Um pequeno panorama sobre a Teologia Cristã Ortodoxa
*Fabrício Veliq, teólogo protestante, é Doutor em Teologia pela Faculdade Jesuíta de Belo Horizonte (FAJE), Doctor of Theology pela Katholieke Universiteit Leuven (KU Leuven), Bacharel em Filosofia e Licenciado em Matemática (UFMG). É coautor do livro: Teologia no século 21: novos contextos e fronteiras. Editora Saber Criativo. E-mail: fveliq@gmail.com.
Podemos aprender muito com a teologia ortodoxa
A teologia cristã ortodoxa, infelizmente, é ainda pouco conhecida pela grande parcela da população cristã no Brasil, se comparada com a teologia cristã latina. Porém, ela se mostra riquíssima, tanto referente às suas formulações, quanto à sua iconografia, tendo muito a nos ensinar em nossos dias. Diante disso, no texto de hoje, gostaria de apresentar duas dimensões importantes dentro dessa teologia, bem como um conceito muito caro a ela: a dimensão apofática, a dimensão catafática e o conceito de Theosis [1].

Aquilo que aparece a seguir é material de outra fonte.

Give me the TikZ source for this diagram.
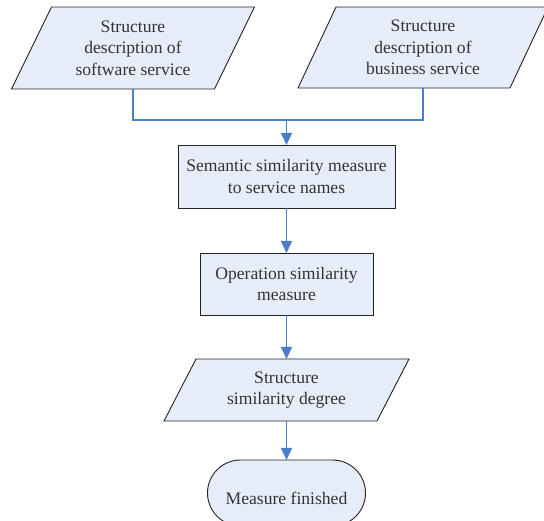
\documentclass[tikz,border=0pt]{standalone}
\usepackage{fontspec}
\setmainfont{Liberation Serif}
\usetikzlibrary{arrows.meta}
\definecolor{boxfill}{RGB}{231,237,248}
\definecolor{linkblue}{RGB}{74,126,200}
\definecolor{edge}{RGB}{35,35,35}
\tikzset{
  frame/.style={inner sep=0pt, outer sep=0pt, align=center, font=\fontsize{17.6}{21.7}\selectfont, text=black!80},
  outline/.style={draw=edge, line width=0.9pt, fill=boxfill},
  link/.style={draw=linkblue, line width=1.4pt},
  linkarrow/.style={link, -{Triangle[length=12pt,width=11pt]}},
}
\begin{document}
\begin{tikzpicture}[x=1pt,y=-1pt]
\useasboundingbox (0,0) rectangle (544,521);
\begin{scope}
\clip (0,0) rectangle (544,521);
% left parallelogram
\node[frame, minimum width=203pt, minimum height=82pt] (sw) at (133,48) {};
\draw[outline] ([xshift=20pt]sw.north west) -- ([xshift=20pt]sw.north east) -- ([xshift=-20pt]sw.south east) -- ([xshift=-20pt]sw.south west) -- cycle;
\node[frame] at (sw) {Structure\\description of\\software service};
% right parallelogram
\node[frame, minimum width=212pt, minimum height=81pt] (bs) at (423,47.5) {};
\draw[outline] ([xshift=19pt]bs.north west) -- ([xshift=19pt]bs.north east) -- ([xshift=-19pt]bs.south east) -- ([xshift=-19pt]bs.south west) -- cycle;
\node[frame] at (bs) {Structure\\description of\\business service};
% box 1
\node[frame, outline, minimum width=217pt, minimum height=63pt] (sem) at (286.5,176.5) {Semantic similarity measure\\to service names};
% box 2
\node[frame, outline, minimum width=173pt, minimum height=62pt] (op) at (286.5,284) {Operation similarity\\measure};
% parallelogram 3
\node[frame, minimum width=213pt, minimum height=62pt] (deg) at (286.5,390) {};
\draw[outline] ([xshift=16pt]deg.north west) -- ([xshift=16pt]deg.north east) -- ([xshift=-16pt]deg.south east) -- ([xshift=-16pt]deg.south west) -- cycle;
\node[frame] at (deg) {Structure\\similarity degree};
% terminal
\node[frame, outline, rounded corners=33pt, minimum width=158pt, minimum height=66pt] (fin) at (286.5,493) {};
\node[frame] at (286.5,498) {Measure finished};
% connectors
\coordinate (join) at (sem.north |- 0,120);
\draw[link] (sw.south) |- (join) -| (bs.south);
\draw[linkarrow] (join) -- (sem.north);
\draw[linkarrow] (sem.south) -- (op.north);
\draw[linkarrow] (op.south) -- (deg.north);
\draw[linkarrow] (deg.south) -- (fin.north);
\end{scope}
\end{tikzpicture}
\end{document}
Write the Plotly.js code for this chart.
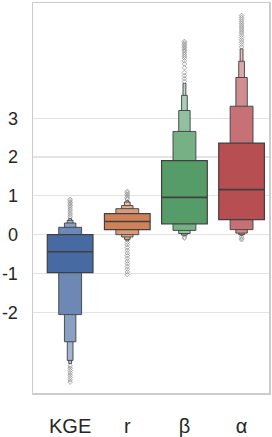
<!DOCTYPE html>
<html>
<head>
<meta charset="utf-8">
<script src="https://cdn.plot.ly/plotly-3.0.1.min.js"></script>
<style>html,body{margin:0;padding:0;background:#fff}#chart{width:272px;height:437px}</style>
</head>
<body>
<div id="chart"></div>
<script>
// categories and positions
const categories = ["KGE", "r", "β", "α"];
const positions = [0, 1, 2, 3];

// letter-value boxes (lower / upper bound) per level, one value per category
const level1Low  = [-0.98, 0.13, 0.28, 0.39];
const level1High = [ 0.00, 0.54, 1.91, 2.36];
const level2Low  = [-2.06, 0.00, 0.11, 0.13];
const level2High = [ 0.19, 0.67, 2.66, 3.31];
const level3Low  = [-2.76, -0.06, 0.03, 0.04];
const level3High = [ 0.30, 0.75, 3.20, 4.05];
const level4Low  = [-3.24, -0.12, -0.01, 0.00];
const level4High = [ 0.37, 0.84, 3.59, 4.47];
const level5Low  = [-3.32, -0.16, -0.03, -0.02];
const level5High = [ 0.42, 0.88, 3.90, 4.79];
const medians    = [-0.44, 0.34, 0.96, 1.16];

// outliers per category
const kgeOutliers   = [0.46, 0.51, 0.56, 0.61, 0.66, 0.71, 0.75, 0.79, 0.83, 0.87, 0.91, -3.38, -3.44, -3.5, -3.56, -3.62, -3.68, -3.74, -3.8];
const rOutliers     = [0.92, 0.96, 1.0, 1.04, 1.08, 1.12, -0.2, -0.26, -0.33, -0.4, -0.47, -0.54, -0.61, -0.68, -0.75, -0.82, -0.89, -0.96, -1.03];
const betaOutliers  = [3.95, 4.02, 4.1, 4.18, 4.3, 4.4, 4.48, 4.55, 4.6, 4.65, 4.7, 4.74, 4.78, 4.82, 4.86, 4.9, 4.94, 4.98, -0.06, -0.09];
const alphaOutliers = [4.84, 4.9, 4.96, 5.02, 5.08, 5.14, 5.2, 5.25, 5.3, 5.35, 5.4, 5.45, 5.5, 5.55, 5.6, 5.65, -0.06, -0.1, -0.13];

const yTicks = [-2, -1, 0, 1, 2, 3];
const yTickLabels = ["-2", "-1", "0", "1", "2", "3"];

// styling
const baseColors = [[72, 106, 162], [207, 130, 88], [86, 156, 104], [182, 78, 82]];
const lighten = [0, 0.2, 0.36, 0.5, 0.62];
function mix(c, t) {
  return 'rgb(' + c.map(v => Math.round(v + (255 - v) * t)).join(',') + ')';
}
const boxWidth = 0.8;
const edge = '#404040';

const levels = [
  [level1Low, level1High], [level2Low, level2High], [level3Low, level3High],
  [level4Low, level4High], [level5Low, level5High]
];

const traces = [];
// draw narrowest (outermost) levels first so wider levels cover them
for (let k = levels.length - 1; k >= 0; k--) {
  const [lo, hi] = levels[k];
  traces.push({
    type: 'bar',
    x: positions,
    base: lo,
    y: hi.map((h, i) => h - lo[i]),
    width: positions.map(() => boxWidth * Math.pow(0.5, k)),
    marker: {
      color: baseColors.map(c => mix(c, lighten[k])),
      line: {color: edge, width: k === 0 ? 1.2 : 0.9}
    },
    hoverinfo: 'skip',
    showlegend: false
  });
}

// median lines
positions.forEach((p, i) => {
  traces.push({
    type: 'scatter', mode: 'lines',
    x: [p - boxWidth / 2, p + boxWidth / 2],
    y: [medians[i], medians[i]],
    line: {color: edge, width: 1.6},
    hoverinfo: 'skip', showlegend: false
  });
});

// outliers
[kgeOutliers, rOutliers, betaOutliers, alphaOutliers].forEach((arr, i) => {
  traces.push({
    type: 'scatter', mode: 'markers',
    x: arr.map(() => positions[i]),
    y: arr,
    marker: {symbol: 'diamond-open', size: 3.5, color: '#8a8a8a', line: {width: 0.7}},
    hoverinfo: 'skip', showlegend: false
  });
});

const layout = {
  width: 272, height: 437,
  margin: {l: 33, r: 3, t: 3, b: 44},
  paper_bgcolor: '#ffffff', plot_bgcolor: '#ffffff',
  barmode: 'overlay',
  font: {family: 'Liberation Sans, Arial, sans-serif', color: '#262626'},
  xaxis: {
    range: [-0.65, 3.48],
    tickvals: positions, ticktext: categories,
    showgrid: false, zeroline: false,
    showline: true, mirror: true, linecolor: '#cccccc', linewidth: 1.5,
    ticks: '', ticklabelstandoff: 14,
    tickfont: {size: 20}
  },
  yaxis: {
    range: [-4.08, 5.97],
    tickvals: yTicks, ticktext: yTickLabels,
    showgrid: true, gridcolor: '#e3e3e3', gridwidth: 1.2,
    zeroline: false,
    showline: true, mirror: true, linecolor: '#cccccc', linewidth: 1.5,
    ticks: '', ticklabelstandoff: 10,
    tickfont: {size: 18}
  }
};

Plotly.newPlot('chart', traces, layout, {staticPlot: true, displayModeBar: false});
</script>
</body>
</html>
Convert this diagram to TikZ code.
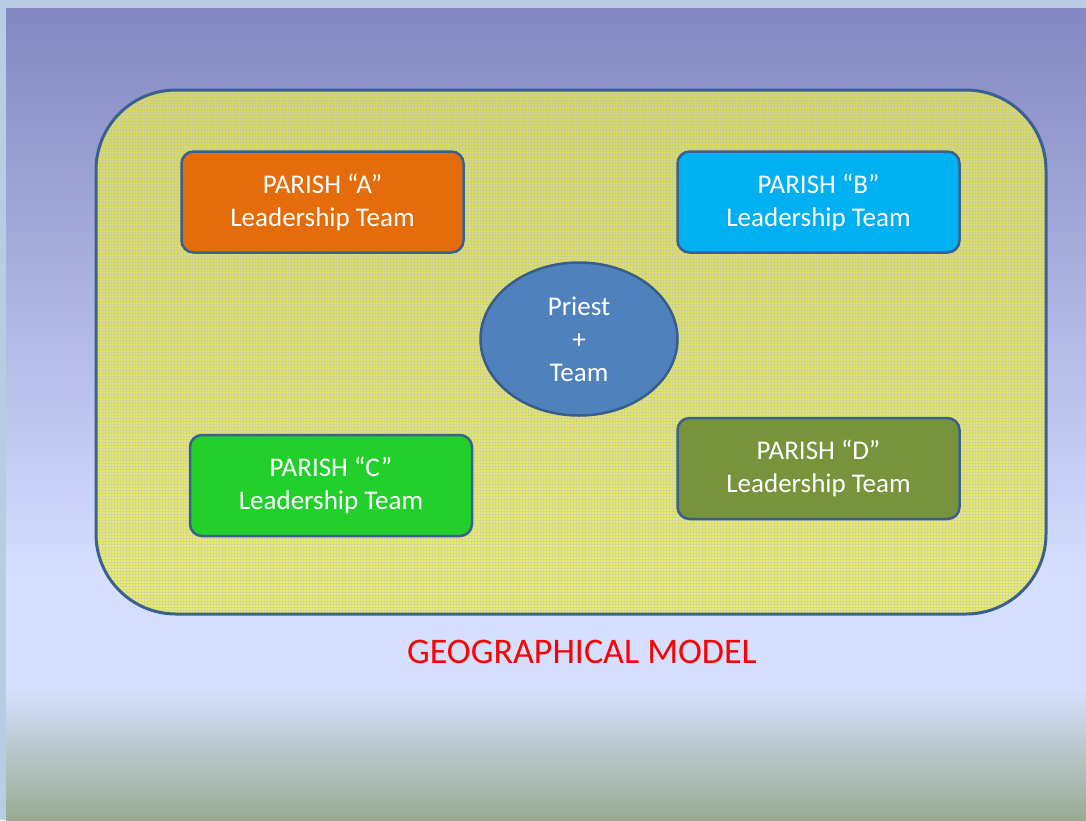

No que tange à primeira dimensão, no pensamento oriental prevalece aquela que é chamada dimensão apofática da teologia, ou seja, segundo a definição de Evdokimov, “a teologia é a negação de toda definição humana” (EVDOKIMOV, 1996, p.22). Dessa forma, para Evdokimov, não existe nome capaz de exprimir Deus de forma adequada, podendo somente se falar sobre aquilo que Deus não é e nunca aquilo que Ele é. Nesse sentido, a tônica da teologia oriental é apofática desde que ela não se desligue de sua base que é a teologia catafática.
Meyendorff, em seu livro La teologia Bizantina, nos dá uma boa visão do que seria a teologia catafática, mostrando-nos sua premissa que diz que só podemos conhecer de Deus aquilo que Dele é revelado. Uma vez que Ele sempre se revela como Pai, Filho e Espírito, esse fato não pode ser deduzido de nenhum princípio ou de forma racional (cf. MEYENDORFF, 1984, p.220). Aqui, fica-se claro que a teologia apofática e catafática são complementares.

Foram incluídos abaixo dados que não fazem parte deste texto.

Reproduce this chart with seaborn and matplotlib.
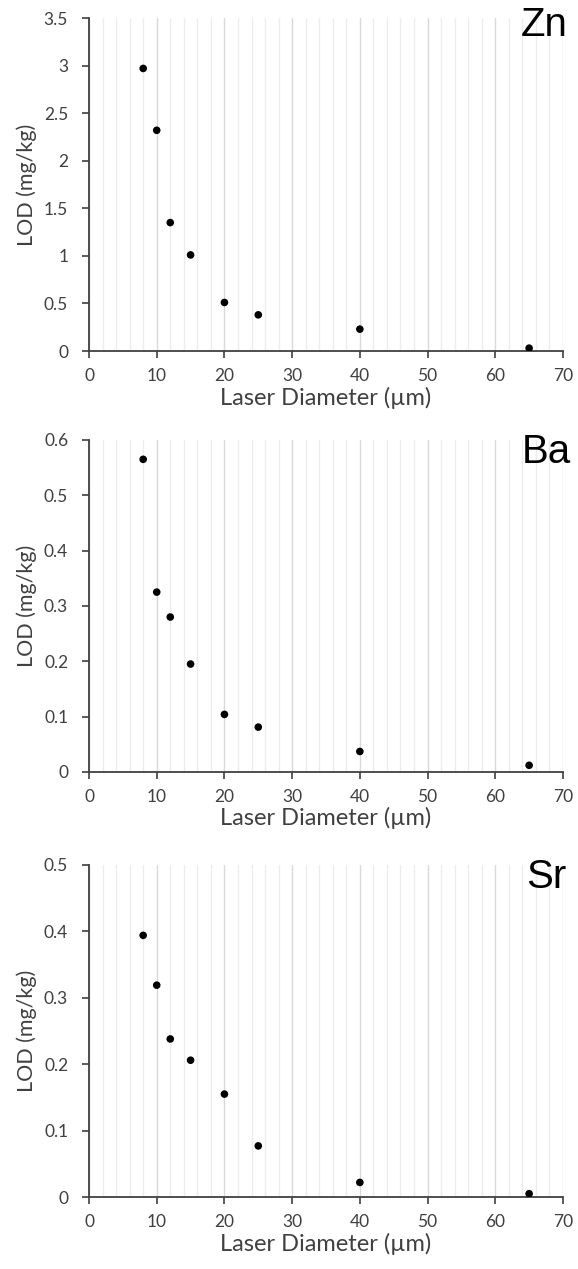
import matplotlib
matplotlib.use("Agg")
import matplotlib.pyplot as plt
from matplotlib.ticker import MultipleLocator
import seaborn as sns
import pandas as pd

# Laser spot diameters (µm) and limits of detection (mg/kg)
diameter = [8, 10, 12, 15, 20, 25, 40, 65]
lod_zn = [2.97, 2.32, 1.35, 1.01, 0.51, 0.38, 0.23, 0.03]
lod_ba = [0.565, 0.325, 0.28, 0.195, 0.104, 0.081, 0.037, 0.012]
lod_sr = [0.394, 0.319, 0.238, 0.206, 0.155, 0.077, 0.022, 0.005]

elements = ["Zn", "Ba", "Sr"]
y_max = [3.5, 0.6, 0.5]
y_step = [0.5, 0.1, 0.1]
y_fmt = ["{:g}", "{:.1f}", "{:.1f}"]

sns.set_theme(style="white")
plt.rcParams["font.family"] = ["Lato", "DejaVu Sans"]

fig = plt.figure(figsize=(5.78, 12.69), dpi=100)
boxes = [
    (0.154, 0.7234, 0.820, 0.2624),
    (0.154, 0.3917, 0.820, 0.2616),
    (0.154, 0.0567, 0.820, 0.2617),
]
label_pos = [(1.0105, 0.946), (1.017, 0.931), (1.008, 0.931)]

text_col = "#404040"
for i, (el, vals) in enumerate(zip(elements, [lod_zn, lod_ba, lod_sr])):
    ax = fig.add_axes(boxes[i])
    df = pd.DataFrame({"Laser Diameter (µm)": diameter, "LOD (mg/kg)": vals})
    sns.scatterplot(data=df, x="Laser Diameter (µm)", y="LOD (mg/kg)", ax=ax,
                    color="black", s=30, edgecolor="none", zorder=3)
    ax.set_xlim(0, 70)
    ax.set_ylim(0, y_max[i])
    ax.xaxis.set_major_locator(MultipleLocator(10))
    ax.xaxis.set_minor_locator(MultipleLocator(2))
    ax.yaxis.set_major_locator(MultipleLocator(y_step[i]))
    ax.set_yticks(ax.get_yticks())
    ax.set_yticklabels([y_fmt[i].format(round(v, 2)) if v != 0 else "0"
                        for v in ax.get_yticks()])
    ax.set_ylim(0, y_max[i])
    ax.grid(which="major", axis="x", color="#d9d9d9", linewidth=1.0)
    ax.grid(which="minor", axis="x", color="#ececec", linewidth=1.0)
    ax.grid(which="major", axis="y", visible=False)
    ax.set_axisbelow(True)
    for side in ["top", "right"]:
        ax.spines[side].set_visible(False)
    for side in ["left", "bottom"]:
        ax.spines[side].set_color("#404040")
        ax.spines[side].set_linewidth(1.3)
    ax.tick_params(axis="both", which="major", direction="out", length=5,
                   width=1.2, color="#404040", labelsize=12.5,
                   labelcolor=text_col, left=True, bottom=True)
    ax.tick_params(axis="x", which="major", pad=7)
    ax.tick_params(axis="y", which="major", pad=10)
    ax.tick_params(axis="x", which="minor", bottom=False)
    ax.set_xlabel("Laser Diameter (µm)", fontsize=17, color=text_col, labelpad=2)
    ax.set_ylabel("LOD (mg/kg)", fontsize=15.5, color=text_col, labelpad=5)
    ax.text(label_pos[i][0], label_pos[i][1], el, transform=ax.transAxes,
            ha="right", va="baseline", fontsize=29, color="black",
            family=["Liberation Sans", "DejaVu Sans"])

fig.savefig("out.png", dpi=100)
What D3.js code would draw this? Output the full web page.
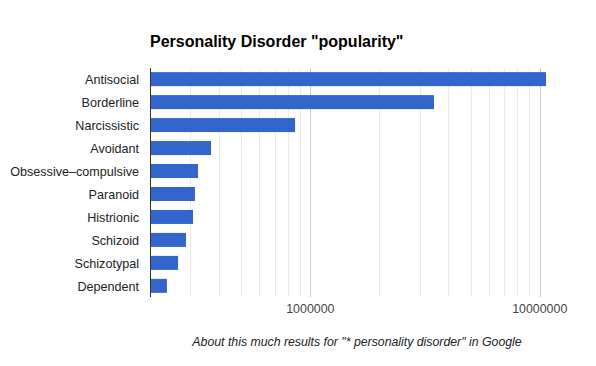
<!DOCTYPE html>
<html lang="en">
    <head>
        <meta charset="utf-8">
        <title>Personality Disorder popularity</title>
        <script type="text/javascript" src="https://d3js.org/d3.v7.min.js"></script>
        <style>
            body { margin: 0; background: #fff; }
            svg { font-family: "Liberation Sans", Arial, sans-serif; }
        </style>
    </head>
    <body>
        <script>
            // chart data
            const disorders = ["Antisocial", "Borderline", "Narcissistic", "Avoidant",
                               "Obsessive\u2013compulsive", "Paranoid", "Histrionic",
                               "Schizoid", "Schizotypal", "Dependent"];
            const results = [10650000, 3460000, 858000, 369000, 324000,
                             314000, 308000, 287000, 265000, 237000];
            const tickValues = [1000000, 10000000];

            const w = 596;
            const h = 366;
            const plotLeft = 150, plotRight = 546, plotTop = 68, plotBottom = 297;

            const svg = d3.select("body")
                        .append("svg")
                        .attr("width", w)
                        .attr("height", h);

            const xScale = d3.scaleLog()
                             .domain([200000, d3.max(results)])
                             .range([plotLeft, plotRight]);

            const yScale = d3.scaleBand()
                             .domain(disorders)
                             .range([plotTop, plotBottom])
                             .paddingInner(0.39)
                             .paddingOuter(0.18);

            // gridlines, minor light and decades darker
            const grid = xScale.ticks().filter(function(d) { return d > 200000; });
            svg.selectAll("line.grid")
               .data(grid)
               .enter()
               .append("line")
               .attr("class", "grid")
               .attr("x1", function(d) { return Math.round(xScale(d)) + 0.5; })
               .attr("x2", function(d) { return Math.round(xScale(d)) + 0.5; })
               .attr("y1", plotTop)
               .attr("y2", plotBottom)
               .attr("stroke", function(d) { return tickValues.includes(d) ? "#cccccc" : "#ebebeb"; });

            // bars
            svg.selectAll("rect")
               .data(results)
               .enter()
               .append("rect")
               .attr("x", plotLeft)
               .attr("y", function(d, i) { return yScale(disorders[i]); })
               .attr("width", function(d) { return xScale(d) - plotLeft; })
               .attr("height", yScale.bandwidth())
               .attr("fill", "#3366cc");

            // axis line
            svg.append("line")
               .attr("x1", plotLeft + 0.5).attr("x2", plotLeft + 0.5)
               .attr("y1", plotTop).attr("y2", plotBottom)
               .attr("stroke", "#333");

            // category labels
            svg.selectAll("text.cat")
               .data(disorders)
               .enter()
               .append("text")
               .attr("class", "cat")
               .text(function(d) { return d; })
               .attr("x", 139)
               .attr("y", function(d) { return yScale(d) + yScale.bandwidth() / 2 + 0.5; })
               .attr("dy", "0.35em")
               .attr("text-anchor", "end")
               .attr("font-size", "12.6px")
               .attr("fill", "#222");

            // x tick labels
            svg.selectAll("text.tick")
               .data(tickValues)
               .enter()
               .append("text")
               .attr("class", "tick")
               .text(function(d) { return d3.format("d")(d); })
               .attr("x", function(d) { return xScale(d); })
               .attr("y", 313)
               .attr("text-anchor", "middle")
               .attr("font-size", "12.4px")
               .attr("fill", "#444");

            // title
            svg.append("text")
               .text("Personality Disorder \"popularity\"")
               .attr("x", 150)
               .attr("y", 47)
               .attr("font-size", "16px")
               .attr("font-weight", "bold")
               .attr("fill", "#000");

            // axis title
            svg.append("text")
               .text("About this much results for \"* personality disorder\" in Google")
               .attr("x", 357)
               .attr("y", 346)
               .attr("text-anchor", "middle")
               .attr("font-size", "12.3px")
               .attr("font-style", "italic")
               .attr("fill", "#222");
        </script>
    </body>
</html>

Enquanto não é possível dizer quem Deus é em sua essência (dimensão apofática), ainda assim é possível falarmos de Deus a partir daquilo que ele revelou a nós (dimensão catafática).

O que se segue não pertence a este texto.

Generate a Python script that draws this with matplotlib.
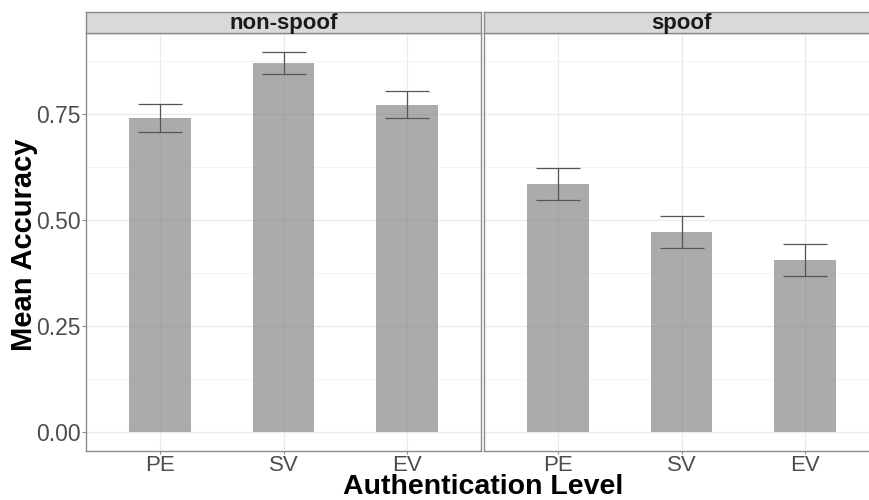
import matplotlib
matplotlib.use("Agg")
import matplotlib.pyplot as plt
import numpy as np

plt.rcParams["font.family"] = ["Liberation Sans", "DejaVu Sans"]

# mean accuracy per authentication level, split by condition
levels = ["PE", "SV", "EV"]
conditions = ["non-spoof", "spoof"]
mean_acc = {
    "non-spoof": [0.740, 0.870, 0.772],
    "spoof": [0.585, 0.472, 0.406],
}
ci_low = {
    "non-spoof": [0.707, 0.845, 0.740],
    "spoof": [0.547, 0.434, 0.368],
}
ci_high = {
    "non-spoof": [0.773, 0.896, 0.804],
    "spoof": [0.622, 0.510, 0.444],
}
y_ticks = [0.0, 0.25, 0.5, 0.75]

W, H = 869, 500
fig = plt.figure(figsize=(W / 100, H / 100), dpi=100)

panel_w = 395
panel_top, panel_bot = 33, 451
strip_top = 12
panel_lefts = [86, 484]

ymax = max(max(v) for v in ci_high.values())
pad = ymax * 0.05
x = np.arange(1, len(levels) + 1)

for i, cond in enumerate(conditions):
    left = panel_lefts[i]
    ax = fig.add_axes([left / W, 1 - panel_bot / H, panel_w / W, (panel_bot - panel_top) / H])
    ax.set_xlim(0.4, 3.6)
    ax.set_ylim(-pad, ymax + pad)

    for yv in np.arange(0.125, 1.0, 0.25):
        ax.axhline(yv, color="#F3F3F3", linewidth=0.6, zorder=0)
    for yv in y_ticks:
        ax.axhline(yv, color="#EBEBEB", linewidth=1.0, zorder=0)
    for xv in x:
        ax.axvline(xv, color="#EBEBEB", linewidth=1.0, zorder=0)

    ax.bar(x, mean_acc[cond], width=0.5, color="#7F7F7F", alpha=0.65, zorder=2)
    lo = np.array(mean_acc[cond]) - np.array(ci_low[cond])
    hi = np.array(ci_high[cond]) - np.array(mean_acc[cond])
    ax.errorbar(x, mean_acc[cond], yerr=[lo, hi], fmt="none", ecolor="#555555",
                elinewidth=0.9, capsize=15.5, capthick=0.9, zorder=3)

    for s in ax.spines.values():
        s.set_color("#8C8C8C")
        s.set_linewidth(1.0)

    ax.set_xticks(x)
    ax.set_xticklabels(levels, fontsize=16, color="#4D4D4D")
    ax.tick_params(axis="x", length=2, color="#8C8C8C", pad=1)
    if i == 0:
        ax.set_yticks(y_ticks)
        ax.set_yticklabels(["0.00", "0.25", "0.50", "0.75"], fontsize=16.5, color="#4D4D4D")
        ax.tick_params(axis="y", length=3, color="#8C8C8C", pad=1)
    else:
        ax.set_yticks(y_ticks)
        ax.set_yticklabels([])
        ax.tick_params(axis="y", length=0)

    # facet strip
    sax = fig.add_axes([left / W, 1 - panel_top / H, panel_w / W, (panel_top - strip_top) / H])
    sax.set_facecolor("#D9D9D9")
    sax.set_xticks([])
    sax.set_yticks([])
    for s in sax.spines.values():
        s.set_color("#8C8C8C")
        s.set_linewidth(1.0)
    sax.text(0.5, 0.45, cond, transform=sax.transAxes, ha="center", va="center",
             fontsize=16, fontweight="bold", color="#1A1A1A")

fig.text(24 / W, 1 - 245 / H, "Mean Accuracy", rotation=90, ha="center", va="center",
         fontsize=21, fontweight="bold")
fig.text(483 / W, 1 - 494 / H, "Authentication Level",
         ha="center", va="baseline", fontsize=20.5, fontweight="bold")

fig.savefig("out.png", dpi=100)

Algo que é importante de se ter em mente é que a teologia cristã ortodoxa sempre deu ênfase à monarquia do Pai. Tudo procede do Pai e está em estreita relação com o ele. Dessa forma, as relações da Trindade se manifestam de acordo com as propriedades pessoais de cada um e são essas propriedades que distinguem o Pai como não gerado e fonte de todas as coisas, o Filho como gerado e o Espírito na qualidade de expirado. O Pai é eternamente Pai, o Filho é coexistente ao Pai e o Espírito procede do Pai. Essas características de não gerado, gerador e expirador permanecem no campo apofático na perspectiva oriental, cabendo ao ser humano simplesmente contemplar o mistério divino.
Por último, apresentamos o lindo conceito da Theosis. Theosis, ou divinização do homem querem dizer a mesma coisa. Ambas tratam da pneumatização do ser humano, do seu ser transformado pelo Espírito Santo. A Theosis representa o fim último do ser humano, que é viver a semelhança que faz com que a imagem siga em direção ao seu arquétipo, ou em outras palavras, participar da vida de Deus.
Diversos foram os padres gregos que discorreram sobre o tema da Theosis, tais como Orígenes, Clemente de Alexandria, Irineu e Atanásio, dentre vários outros que poderíamos citar, padres esses de fundamental importância para o desenvolvimento da teologia oriental. Em todos esses é clara a visão de que o homem deve ser deificado, ou seja, ter restaurada a imagem autêntica de Deus.
Contudo, mostra-se muito importante percebermos que a deificação, no pensamento oriental, não se encerra na restauração da imagem de Cristo, o que tornaria esse processo estático, mas se trata de um movimento contínuo, de um se assemelhar crescente a essa imagem, tendo o Espírito Santo um papel fundamental nesse processo. Esse pensamento segue ao longo dos séculos na teologia oriental, tendo diversos sistematizadores, tais como Máximo Confessor, Gregório Palamàs e, mais recentemente, Paul Evdokimov e John Meyendorff, fazendo-nos perceber ser esse um dos pilares dessa teologia.
Logicamente, não tem como desenvolvermos todos esses temas na profundidade que merecem e muitos outros ficaram de fora, tais como a questão sacramental e a epiclese. Contudo, diante desse pequeno panorama, convidamos o leitor e a leitora a conhecer mais dessa teologia tão rica, que pode cooperar muito para uma experiência mais profunda da própria fé cristã em nossos dias.